PostgreSQL must isolate security functions from non-security functions.


Finding ID Version Rule ID IA Controls Severity
V-233546 CD12-00-004000 SV-233546r606863_rule Medium
An isolation boundary provides access control and protects the integrity of the hardware, software, and firmware that perform security functions. Security functions are the hardware, software, and/or firmware of the information system responsible for enforcing the system security policy and supporting the isolation of code and data on which the protection is based. Developers and implementers can increase the assurance in security functions by employing well-defined security policy models; structured, disciplined, and rigorous hardware and software development techniques; and sound system/security engineering principles. Database Management Systems typically separate security functionality from non-security functionality via separate databases or schemas. Database objects or code implementing security functionality should not be commingled with objects or code implementing application logic. When security and non-security functionality are commingled, users who have access to non-security functionality may be able to access security functionality.
Crunchy Data PostgreSQL Security Technical Implementation Guide 2022-06-13


Check Text ( C-36740r606861_chk )
Check PostgreSQL settings to determine whether objects or code implementing security functionality are located in a separate security domain, such as a separate database or schema created specifically for security functionality.

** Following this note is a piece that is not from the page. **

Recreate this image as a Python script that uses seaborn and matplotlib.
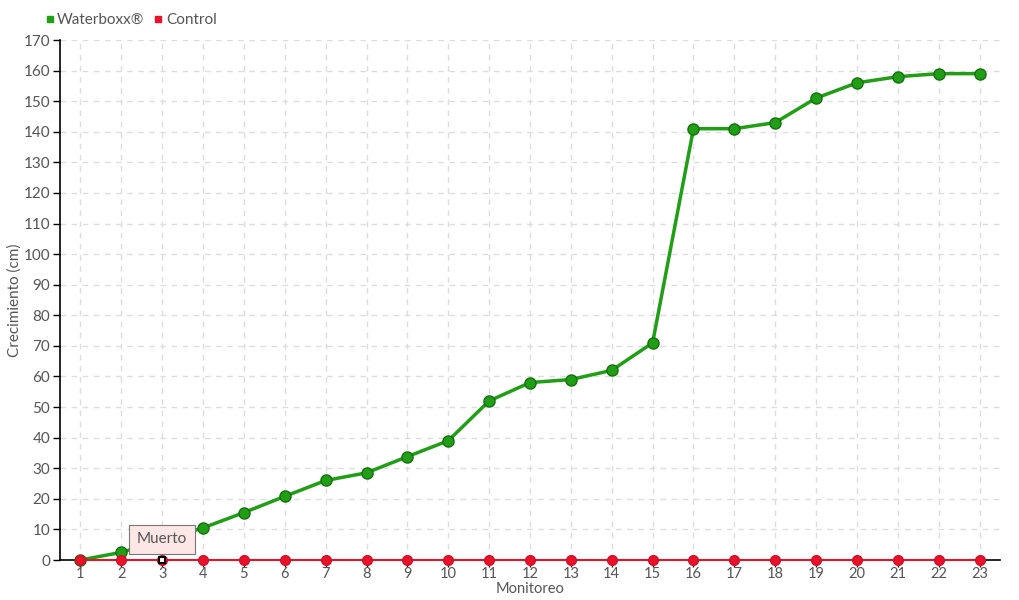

By default, all objects in pg_catalog and information_schema are owned by the database administrator.

To check the access controls for those schemas, as the database administrator (shown here as "postgres"), run the following commands to review the access privileges granted on the data dictionary and security tables, views, sequences, functions and trigger procedures:

$ sudo su - postgres
$ psql -x -c "\dp pg_catalog.*"
$ psql -x -c "\dp information_schema.*"

Repeat the \dp statements for any additional schemas that contain locally defined security objects.

Repeat using \df+*.* to review ownership of PostgreSQL functions:

$ sudo su - postgres
$ psql -x -c "\df+ pg_catalog.*"
$ psql -x -c "\df+ information_schema.*"

Refer to the PostgreSQL online documentation for GRANT for help in interpreting the Access Privileges column in the output from \du. Note that an entry starting with an equals sign indicates privileges granted to Public (all users). By default, most of the tables and views in the pg_catalog and information_schema schemas can be read by Public.

If any user besides the database administrator(s) is listed in access privileges and not documented, this is a finding.

If security-related database objects or code are not kept separate, this is a finding.
Fix Text (F-36705r606862_fix)
Do not locate security-related database objects with application tables or schema.

Review any site-specific applications security modules built into the database: determine what schema they are located in and take appropriate action.

Do not grant access to pg_catalog or information_schema to anyone but the database administrator(s). Access to the database administrator account(s) must not be granted to anyone without official approval.